| COLLECTED DATA |
────────────────
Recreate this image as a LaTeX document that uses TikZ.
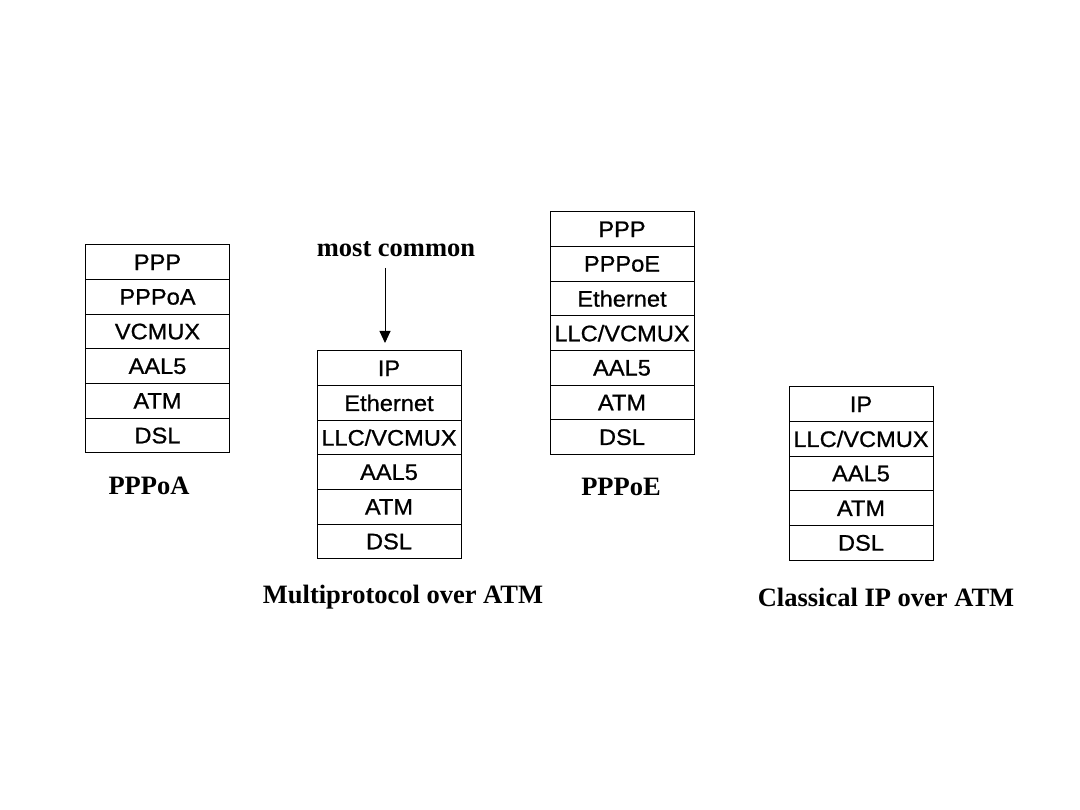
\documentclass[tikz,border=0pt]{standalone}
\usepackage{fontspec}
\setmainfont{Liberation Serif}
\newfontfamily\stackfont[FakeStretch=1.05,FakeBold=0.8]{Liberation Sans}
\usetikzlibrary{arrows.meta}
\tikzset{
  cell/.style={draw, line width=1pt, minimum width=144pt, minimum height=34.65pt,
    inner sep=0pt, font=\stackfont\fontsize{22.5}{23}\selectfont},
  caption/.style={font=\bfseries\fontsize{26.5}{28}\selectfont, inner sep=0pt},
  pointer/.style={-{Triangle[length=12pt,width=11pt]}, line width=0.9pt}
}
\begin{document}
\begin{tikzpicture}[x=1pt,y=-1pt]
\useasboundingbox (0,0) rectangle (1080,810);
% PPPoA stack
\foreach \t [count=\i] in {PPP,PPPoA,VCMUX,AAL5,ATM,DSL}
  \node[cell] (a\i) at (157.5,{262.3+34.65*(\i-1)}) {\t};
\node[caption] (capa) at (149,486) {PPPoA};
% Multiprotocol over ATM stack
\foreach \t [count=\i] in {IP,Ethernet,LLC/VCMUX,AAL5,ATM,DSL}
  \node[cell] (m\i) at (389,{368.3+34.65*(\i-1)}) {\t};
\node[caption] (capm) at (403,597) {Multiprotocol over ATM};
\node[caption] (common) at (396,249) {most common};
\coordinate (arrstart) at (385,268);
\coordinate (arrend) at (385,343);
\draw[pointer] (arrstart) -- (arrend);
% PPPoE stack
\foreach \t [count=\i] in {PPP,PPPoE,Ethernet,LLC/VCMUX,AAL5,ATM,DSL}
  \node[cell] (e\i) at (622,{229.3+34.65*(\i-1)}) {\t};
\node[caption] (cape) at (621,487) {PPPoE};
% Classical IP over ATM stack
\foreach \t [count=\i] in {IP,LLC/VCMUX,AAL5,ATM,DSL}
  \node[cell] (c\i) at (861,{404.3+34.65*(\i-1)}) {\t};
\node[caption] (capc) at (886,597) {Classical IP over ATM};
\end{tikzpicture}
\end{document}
────────────────
| WHAT THIS TASK INVOLVES |
Transcribe the full listing character for character. Pictures are excluded.

| FINISHED ANSWER |
Recreate this image as a LaTeX document that uses TikZ.
\documentclass[tikz,border=0pt]{standalone}
\usepackage{fontspec}
\setmainfont{Liberation Serif}
\newfontfamily\stackfont[FakeStretch=1.05,FakeBold=0.8]{Liberation Sans}
\usetikzlibrary{arrows.meta}
\tikzset{
  cell/.style={draw, line width=1pt, minimum width=144pt, minimum height=34.65pt,
    inner sep=0pt, font=\stackfont\fontsize{22.5}{23}\selectfont},
  caption/.style={font=\bfseries\fontsize{26.5}{28}\selectfont, inner sep=0pt},
  pointer/.style={-{Triangle[length=12pt,width=11pt]}, line width=0.9pt}
}
\begin{document}
\begin{tikzpicture}[x=1pt,y=-1pt]
\useasboundingbox (0,0) rectangle (1080,810);
% PPPoA stack
\foreach \t [count=\i] in {PPP,PPPoA,VCMUX,AAL5,ATM,DSL}
  \node[cell] (a\i) at (157.5,{262.3+34.65*(\i-1)}) {\t};
\node[caption] (capa) at (149,486) {PPPoA};
% Multiprotocol over ATM stack
\foreach \t [count=\i] in {IP,Ethernet,LLC/VCMUX,AAL5,ATM,DSL}
  \node[cell] (m\i) at (389,{368.3+34.65*(\i-1)}) {\t};
\node[caption] (capm) at (403,597) {Multiprotocol over ATM};
\node[caption] (common) at (396,249) {most common};
\coordinate (arrstart) at (385,268);
\coordinate (arrend) at (385,343);
\draw[pointer] (arrstart) -- (arrend);
% PPPoE stack
\foreach \t [count=\i] in {PPP,PPPoE,Ethernet,LLC/VCMUX,AAL5,ATM,DSL}
  \node[cell] (e\i) at (622,{229.3+34.65*(\i-1)}) {\t};
\node[caption] (cape) at (621,487) {PPPoE};
% Classical IP over ATM stack
\foreach \t [count=\i] in {IP,LLC/VCMUX,AAL5,ATM,DSL}
  \node[cell] (c\i) at (861,{404.3+34.65*(\i-1)}) {\t};
\node[caption] (capc) at (886,597) {Classical IP over ATM};
\end{tikzpicture}
\end{document}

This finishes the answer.